The whole county had now been reoccupied for the Parliament; and Manchester, throwing a bridge across the Trent at Gainsborough, marched with the army of the Eastern Association to besiege Newcastle in York. The victory of Marston Moor on July 2 decided the fate of the North and East of England. But in the next few weeks the King gained marked successes in the West; and on the return of Manchester to Lincoln on August 6, there were divided counsels among the Parliamentary commanders, which developed later into an open breach between Cromwell and Manchester. For four weeks the latter lay inactive at Lincoln, though Cromwell vehemently urged him to besiege Newark. When at length he moved southwards on September 4, the Newark garrison resumed their activity, and appeared before Sir Robert Carr’s fortified house at Sleaford, the defenders of which had to retire upon Lincoln. On October 5 a force of 500 Cavaliers captured and taxed Stamford; and perhaps it was part of the same band which, a day or two later, once more occupied Crowland for the King. This daring move brought the Fen men out in strength, though at the time the pay of the Boston garrison was four months in arrear; and by October 12 a force of 4000 men of the trained bands, under Sir T. Fairfax and Fleetwood, had assembled to block up the watery citadel. But rain fell in torrents, and most of the besiegers had to be sent back to their counties, although the approaches to Crowland were carefully guarded. On October 29, the water having subsided, a closer investment became possible; and a body of horse under Colonel Hacker was detached to confront a relieving force from Newark. The two bodies came into collision at Denton, when, in Colonel Hacker’s words, his men “shouted as if the skies would have fallen” and fell upon the enemy, who fled, leaving 400 prisoners. Three weeks later another attempt at relief was frustrated by a Royalist repulse near Grantham; and on November 6 an ordinance of Parliament provided for the erection of three forts against Crowland at a cost of £600. In the first week of December the famished garrison of 275 men, whose besiegers had been subsisting comfortably on fish and wild fowl, were allowed to march off to Newark without their arms.

The campaign of 1645 was almost wholly unfavourable to the King. When the two armies faced each other at Naseby on June 14, for the decisive struggle, Colonel Rossiter, with the Lincolnshire troops, arrived just in time to take part in Cromwell’s charge on the Royalist left wing. The King retreated eastward after his defeat; but in August he was again approaching the Associated Counties with an army of about 3000 men.

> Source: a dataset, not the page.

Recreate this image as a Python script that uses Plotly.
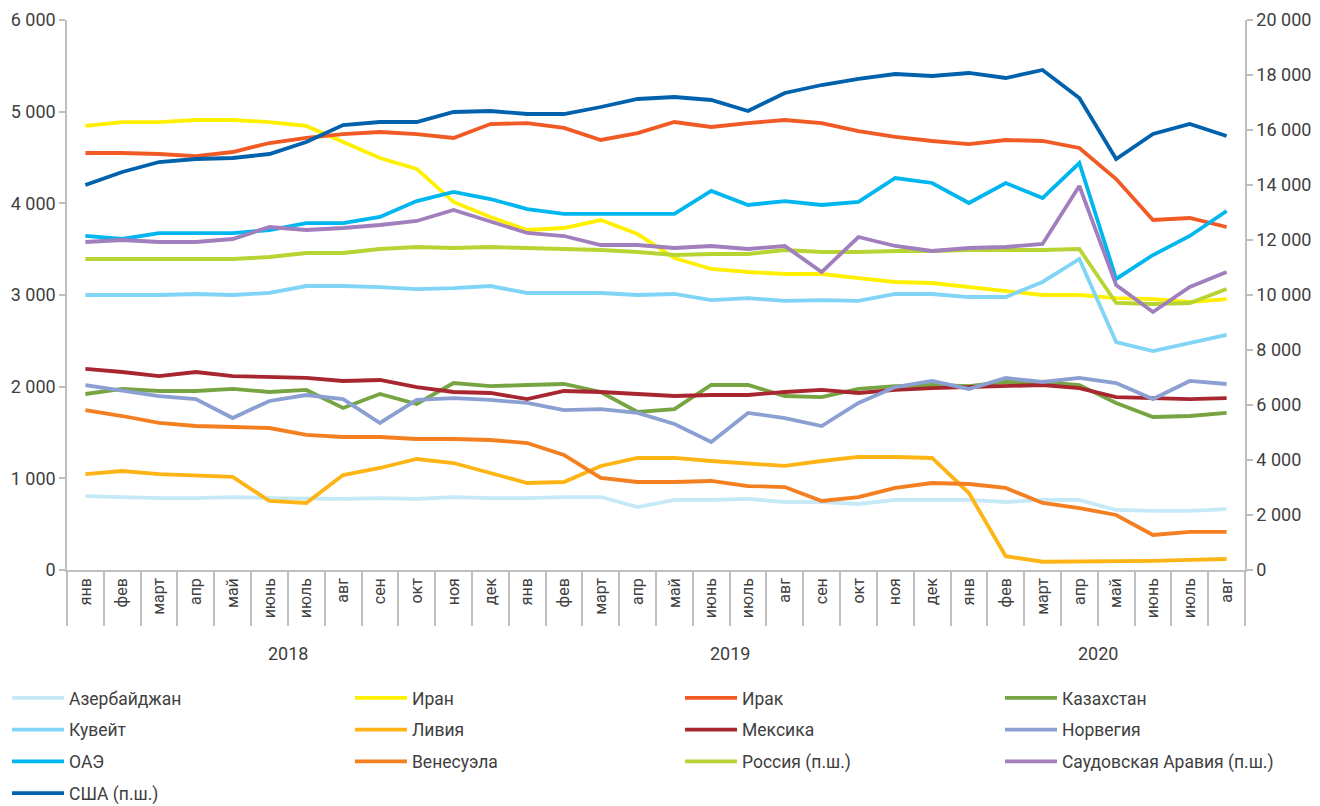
import plotly.graph_objects as go

month_labels = ["янв", "фев", "март", "апр", "май", "июнь", "июль", "авг", "сен", "окт", "ноя", "дек",
                "янв", "фев", "март", "апр", "май", "июнь", "июль", "авг", "сен", "окт", "ноя", "дек",
                "янв", "фев", "март", "апр", "май", "июнь", "июль", "авг"]
years = ["2018", "2019", "2020"]
year_month_counts = [12, 12, 8]

azerbaijan = [807, 796, 785, 785, 796, 785, 775, 775, 785, 775, 796, 785, 785, 796, 796, 687,
              764, 764, 775, 742, 742, 720, 764, 764, 764, 742, 764, 764, 655, 644, 644, 665]
iran = [4844, 4887, 4887, 4909, 4909, 4887, 4844, 4669, 4495, 4375, 4015, 3851, 3709, 3731, 3818, 3665,
        3404, 3284, 3251, 3229, 3229, 3185, 3142, 3131, 3087, 3044, 3000, 3000, 2967, 2956, 2924, 2956]
iraq = [4549, 4549, 4538, 4516, 4560, 4658, 4713, 4756, 4778, 4756, 4713, 4865, 4876, 4822, 4691, 4767,
        4887, 4833, 4876, 4909, 4876, 4789, 4724, 4680, 4647, 4691, 4680, 4604, 4265, 3818, 3840, 3742]
kazakhstan = [1920, 1975, 1953, 1953, 1975, 1942, 1964, 1767, 1920, 1811, 2040, 2007, 2018, 2029, 1942, 1724,
              1756, 2018, 2018, 1898, 1887, 1975, 2007, 2018, 2007, 2051, 2051, 2018, 1822, 1669, 1680, 1713]
kuwait = [3000, 3000, 3000, 3011, 3000, 3022, 3098, 3098, 3087, 3065, 3076, 3098, 3022, 3022, 3022, 3000,
          3011, 2945, 2967, 2935, 2945, 2935, 3011, 3011, 2978, 2978, 3142, 3393, 2487, 2389, 2476, 2564]
libya = [1047, 1080, 1047, 1036, 1015, 753, 731, 1036, 1113, 1211, 1167, 1058, 949, 960, 1135, 1222,
         1222, 1189, 1167, 1135, 1189, 1233, 1233, 1222, 840, 150, 90, 90, 95, 100, 110, 120]
mexico = [2193, 2160, 2116, 2160, 2116, 2105, 2095, 2062, 2073, 1996, 1942, 1931, 1865, 1953, 1942, 1920,
          1898, 1909, 1909, 1942, 1964, 1931, 1964, 1985, 1996, 2007, 2018, 1985, 1887, 1876, 1865, 1876]
norway = [2018, 1953, 1898, 1865, 1658, 1844, 1909, 1865, 1604, 1855, 1876, 1855, 1822, 1745, 1756, 1713,
          1593, 1396, 1713, 1658, 1571, 1822, 1996, 2062, 1975, 2095, 2051, 2095, 2040, 1865, 2062, 2029]
uae = [3644, 3611, 3676, 3676, 3676, 3709, 3785, 3785, 3851, 4025, 4124, 4047, 3938, 3884, 3884, 3884,
       3884, 4135, 3982, 4025, 3982, 4015, 4276, 4222, 4004, 4222, 4058, 4440, 3175, 3436, 3644, 3916]
venezuela = [1745, 1680, 1604, 1571, 1560, 1549, 1473, 1451, 1451, 1429, 1429, 1418, 1385, 1255, 1004, 960,
             960, 971, 916, 905, 753, 796, 895, 949, 938, 895, 731, 676, 600, 382, 415, 415]
russia = [11309, 11309, 11309, 11309, 11309, 11382, 11527, 11527, 11673, 11745, 11709, 11745, 11709, 11673, 11636, 11564,
          11455, 11491, 11491, 11636, 11564, 11564, 11600, 11600, 11636, 11636, 11636, 11673, 9709, 9673, 9709, 10218]
saudi = [11927, 12000, 11927, 11927, 12036, 12473, 12364, 12436, 12545, 12691, 13091, 12655, 12255, 12145, 11818, 11818,
         11709, 11782, 11673, 11782, 10836, 12109, 11782, 11600, 11709, 11745, 11855, 13964, 10364, 9382, 10291, 10836]
usa = [14000, 14473, 14836, 14945, 14982, 15127, 15564, 16182, 16291, 16291, 16655, 16691, 16582, 16582, 16836, 17127,
       17200, 17091, 16691, 17345, 17636, 17855, 18036, 17964, 18073, 17891, 18182, 17164, 14945, 15855, 16218, 15782]

x_idx = list(range(len(month_labels)))
boundaries = [i - 0.5 for i in range(len(month_labels) + 1)]

FONT = "Roboto, sans-serif"
TXT = "#404040"
AX = "#BFBFBF"

# (name, data, color, axis, legend column)
series = [
    ("Азербайджан", azerbaijan, "#C6E9F8", "y", "legend"),
    ("Иран", iran, "#FFF000", "y", "legend2"),
    ("Ирак", iraq, "#F15A24", "y", "legend3"),
    ("Казахстан", kazakhstan, "#77A442", "y", "legend4"),
    ("Кувейт", kuwait, "#80D4F6", "y", "legend"),
    ("Ливия", libya, "#FDB414", "y", "legend2"),
    ("Мексика", mexico, "#A8262F", "y", "legend3"),
    ("Норвегия", norway, "#8C9FD3", "y", "legend4"),
    ("ОАЭ", uae, "#00B6EE", "y", "legend"),
    ("Венесуэла", venezuela, "#F47F20", "y", "legend2"),
    ("Россия (п.ш.)", russia, "#B6D432", "y2", "legend3"),
    ("Саудовская Аравия (п.ш.)", saudi, "#A07FBC", "y2", "legend4"),
    ("США (п.ш.)", usa, "#0061AC", "y2", "legend"),
]

fig = go.Figure()
for name, vals, color, yax, leg in series:
    fig.add_trace(go.Scatter(
        x=x_idx, y=vals, name=name, mode="lines",
        line=dict(color=color, width=3.8),
        yaxis=yax, xaxis="x", legend=leg, legendgroup=name,
        hoverinfo="skip",
    ))

# empty trace to carry the boundary tick axis
fig.add_trace(go.Scatter(x=[], y=[], xaxis="x2", yaxis="y", showlegend=False, hoverinfo="skip"))

# year labels centred under each year's months
start = 0
for yr, cnt in zip(years, year_month_counts):
    center = start + (cnt - 1) / 2
    fig.add_annotation(x=center, xref="x", y=-0.151, yref="paper", text=yr,
                       showarrow=False, font=dict(family=FONT, size=18, color=TXT),
                       xanchor="center", yanchor="middle")
    start += cnt

leg_common = dict(orientation="v", yanchor="top", xanchor="left", y=-0.2,
                  font=dict(family=FONT, size=17.5, color=TXT), bgcolor="rgba(0,0,0,0)",
                  itemwidth=52, tracegroupgap=6, itemclick=False, itemdoubleclick=False)

# the page body adds an 8px offset, so the figure is 8px smaller than the window
fig.update_layout(
    width=1312, height=798,
    margin=dict(l=59, r=75, t=12, b=236, autoexpand=False),
    paper_bgcolor="white", plot_bgcolor="white",
    separators=", ",
    showlegend=True,
    legend=dict(x=-0.0509, **leg_common),
    legend2=dict(x=0.2402, **leg_common),
    legend3=dict(x=0.5204, **leg_common),
    legend4=dict(x=0.7920, **leg_common),
    xaxis=dict(range=[-0.5, len(month_labels) - 0.5], tickmode="array", tickvals=x_idx,
               ticktext=month_labels, tickangle=-90, ticks="", showgrid=False, zeroline=False,
               showline=True, linecolor=AX, linewidth=1.5, automargin=False,
               tickfont=dict(family=FONT, size=16, color=TXT)),
    xaxis2=dict(range=[-0.5, len(month_labels) - 0.5], overlaying="x", anchor="y", side="bottom",
                tickmode="array", tickvals=boundaries, ticks="outside", ticklen=55,
                tickcolor=AX, tickwidth=1.5, showticklabels=False, showgrid=False, zeroline=False,
                showline=False, automargin=False),
    yaxis=dict(range=[0, 6000], dtick=1000, tickformat=",d", showgrid=False, zeroline=False,
               showline=True, linecolor=AX, linewidth=1.5, ticks="outside", ticklen=6,
               tickcolor=AX, tickwidth=1.5, automargin=False,
               tickfont=dict(family=FONT, size=18, color=TXT)),
    yaxis2=dict(range=[0, 20000], dtick=2000, tickformat=",d", overlaying="y", side="right",
                anchor="x", showgrid=False, zeroline=False, showline=True, linecolor=AX, linewidth=1.5,
                ticks="outside", ticklen=6, tickcolor=AX, tickwidth=1.5, automargin=False,
                tickfont=dict(family=FONT, size=18, color=TXT)),
)

fig.write_html("out.html")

In that month the Newarkers made two raids upon Stamford, and carried off some of their opponents; and on the 23rd the King himself passed through the town. But his cause was declining rapidly; and on April 27, 1646, he left Oxford in disguise to take refuge with the Scots before Newark. The night of May 3—his last as a free man—he passed at Stamford in the house of Mr. Wolph; and with the surrender of Newark by his command on May 6, two days after he reached the Scots, the first Civil War ended.